The new government first introduced ambiguity in Defence Procurement Procedure in 2016 and subsequently came out with the idea of “strategic partnership” which further complicated the business. A new AON for the SP model was issued in 2018 and the global players responded.
A Long Way To Go
The Defence Ministry last year approved the long-awaited project and a Rs 43,000 crore tender was issued. The five foreign vendors in contention are Rosoboronexport (Russia), Naval Group (formerly DCNS of France), Daewoo (South Korea), Thyssenkrupp Marine Systems (Germany) and Navantia (Spain). They would have to tie up with MDL and Larsen & Toubro which have been selected by the Defence Ministry as the manufacturing yards for P-75I. The deadline for submitting the bids was November but now has been extended to June 2022.
With AIP being a must for P-75I boats, the Russian, French and Spanish companies suffer a disadvantage as they lack the technology. Only South Korean and German firms have AIP technology but it remains to be seen how others overcome the handicap.
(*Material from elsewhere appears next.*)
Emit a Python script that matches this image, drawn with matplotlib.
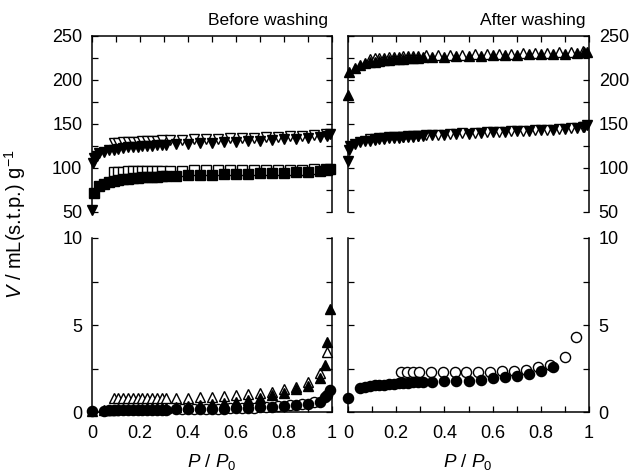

Even in the best-case scenario, it would take a few years for the Defence Ministry to complete negotiations with the technology supplier and sign on the dotted lines. The more the delay, the higher the chances of losing skill. “If we are delayed with the decision, the capacity to build the submarine will disappear,” noted Commodore Anil Jai Singh.
With China expanding its submarine fleet, the 30-year plan was modified in 2015 to incorporate the construction of six SSN. Since then very little has been heard of about the plans to build the nuclear-powered attack submarines. Even if everything on the SSN front happens on time, the first Indian SSN won’t be in the water before the 2040s.
“There is a dichotomy between what we want and what we end up with. This is clearly visible on the submarine front,” summed up Commodore Singh.